Par Philippe Segretain
La Session 2017 des Semaines Sociales de France portera sur l’Europe, comme les Semaines sociales ont su déjà le faire, notamment en 2004 moment heureux ou l’analyse politique a pu déboucher sur une formulation actualisée et porteuse de l’ambition des pères fondateurs. Le choix de ce thème pour 2017 n’est pas en rupture avec cette histoire, ni avec la sensibilité politique de chrétiens engagés autour des analyses sur la responsabilité de l’Europe rappelée par le Pape François quand il reçut le prix Charlemagne. Mais peut-on aujourd’hui se contenter d’actualiser le projet fondateur ? Certains le tentent, parfois avec brio, ainsi de politiques s’adressant à de jeunes urbains, éduqués et insérés dans des parcours universitaires ou professionnels ouverts sur le monde, qui peuvent n’avoir aucun doute sur la pertinence du discours européen et, sans toujours prononcer le mot, pensent nécessaire d’évoluer vers une structure fédérale.
Ce choix politique respectable ne semble pas l’approche que nous pouvons retenir a priori, car travailler la doctrine sociale de l’Église c’est certes entendre l’admonestation de François, mais c’est aussi écouter notre pays, nos pays. Après les non français et néerlandais aux référendum sur l´Europe, après le stupéfiant vote britannique pour le Brexit, les propositions politiques des europhobes et des euro-sceptiques, donnent aux sondages sur l’absence d’adhésion à l’Europe une cuisante crédibilité. Le sous-emploi, le mal emploi, les inégalités qui divisent le territoire entre villes ou pays dynamiques, et territoires péri urbains ou ruraux perdus pour la République ou perdus comme lieux de création de valeur, ont contribue à casser le lien social. Les « invisibles » ne sont pas même inscrits sur les listes électorales, ne votent pas,ou privilégient des votes de rejet des partis de gouvernement. Est-il pensable de leur proposer de partager une vision européenne ? La réponse ne peut se satisfaire d’une simple analyse critique des dérives réglementaires et des choix économiques qui ont fait de l’Europe le bouc émissaire opportunément chargé des échecs non assumés par les gouvernements, car comment proposer à ceux qui se sentent rejetés par la cité de changer de territoire de référence et de se projeter dans un avenir bâti dans le cadre européen ?

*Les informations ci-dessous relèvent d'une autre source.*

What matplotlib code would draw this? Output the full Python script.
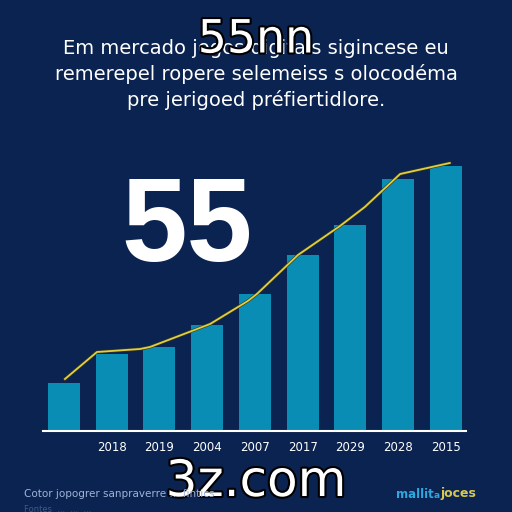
import matplotlib.pyplot as plt
import matplotlib.patheffects as pe

# datos de las barras
bar_labels = ['', '2018', '2019', '2004', '2007', '2017', '2029', '2028', '2015']
bar_values = [48, 77, 84, 106, 137, 176, 206, 252, 265]

# linea amarilla (posiciones en indice de barra)
line_x = [0.02, 0.69, 1.59, 1.8, 3.06, 3.85, 4.04, 4.9, 5.78, 6.3, 7.04, 8.08]
line_y = [52, 79, 82, 84, 107, 130, 137, 176, 205, 224, 257, 268]

bg = '#0b2350'
fig = plt.figure(figsize=(5.12, 5.12), dpi=100, facecolor=bg)
ax = fig.add_axes([43/512, 1 - 431/512, 423/512, 300/512])
ax.set_facecolor(bg)

x = range(len(bar_values))
ax.bar(x, bar_values, width=0.67, color='#0a8db5')
ax.plot(line_x, line_y, color='#e0d040', lw=1.3,
        path_effects=[pe.Stroke(linewidth=2.2, foreground='#3a3a20'), pe.Normal()])

ax.set_xlim(-0.44, 8.42)
ax.set_ylim(0, 300)
for s in ['top', 'right', 'left']:
    ax.spines[s].set_visible(False)
ax.spines['bottom'].set_color('white')
ax.spines['bottom'].set_linewidth(1.5)
ax.set_yticks([])
ax.set_xticks(list(x))
ax.set_xticklabels(bar_labels, color='white', fontsize=8.5)
ax.tick_params(axis='x', length=0, pad=7)

# textos
for i, t in enumerate(['Em mercado jogos digitais sigincese eu',
                       'remerepel ropere selemeiss s olocodéma',
                       'pre jerigoed préfiertidlore.']):
    fig.text(0.5, 1 - (48 + i * 26) / 512, t, color='white', fontsize=14,
             ha='center', va='center')

outline = [pe.Stroke(linewidth=3, foreground='black'), pe.Normal()]
fig.text(0.5, 1 - 40/512, '55nn', color='white', fontsize=33, ha='center',
         va='center', path_effects=outline)
fig.text(187/512, 1 - 230/512, '55', color='white', fontsize=85,
         fontweight='bold', family='Liberation Sans', ha='center', va='center')
fig.text(0.5, 1 - 482/512, '3z.com', color='white', fontsize=36, ha='center',
         va='center', path_effects=outline)

fig.text(24/512, 1 - 494/512, 'Cotor jopogrer sanpraverre ... fintics',
         color='#9fb4d8', fontsize=7.5, ha='left', va='center')
fig.text(24/512, 1 - 509/512, 'Fontes  ...  ...  ...', color='#3c5a8a',
         fontsize=6, ha='left', va='center')
fig.text(434/512, 1 - 494/512, 'mallit', color='#2fa8e0', fontsize=8.5,
         fontweight='bold', ha='right', va='center')
fig.text(437/512, 1 - 496/512, 'a', color='#2fa8e0', fontsize=6.5,
         fontweight='bold', ha='center', va='center')
fig.text(440/512, 1 - 494/512, 'joces', color='#d8c850', fontsize=9,
         fontweight='bold', ha='left', va='center')

fig.savefig('out.png', dpi=100, facecolor=bg)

Le bilan est le premier temps nécessaire. Les 70 ans de Paix sont une évidence dont l’importance s’estompe, sachons en rappeler la valeur quand la tension resurgit autour de frontières historiques et de ruptures culturelles à l’Est. Mais encore faut-il tout évaluer : succès, promesses, potentiels (comment aurait-on obtenu l’accord de la COP 21 sans l’Europe ?) Mais aussi les échecs, et cette bureaucratie, qui traduit la difficulté à articuler libre circulation des marchandises et des services et subsidiarité dans la définition et l’application des normes. Bien sûr ce bilan doit être complété par le vécu de tous ceux que la vie, universitaire, professionnelle ou associative projette dans un univers où la frontière nationale n’est plus pertinente.
Il faut donc que politiques et philosophes, experts et hommes d’entreprise s’appuient sur notre culture commune, sur le récit que nous portons (bien au delà de toute référence à nos racines chrétiennes) pour articuler nos représentations. Les défis qui nous attendent nous y aideront : la mondialisation a vu émerger des acteurs dont l’influence économique et culturelle ne peut être équilibrée par celle de chacun de nos pays isolé. L’Europe est bien un élément de la réponse. De même le thème de l’accueil, c’est-à-dire la capacité d’intégrer les migrants victimes de la misère, de la guerre ou de la désertification, traduit une autre obligation à bâtir une réponse commune.
Plus d’Europe est donc rationnel. Mais ce mouvement suppose une cohésion retrouvée dans chaque pays. Vouloir l’Europe c’est donc d’abord prendre le temps de la reconstruction du pacte républicain. Le travail d’analyse des situations et des propositions, des projets et des visions lancé depuis le début de l’année par les Semaines Sociales pour préparer la Session de novembre 2017 sur l’Europe participe de ce nécessaire mouvement.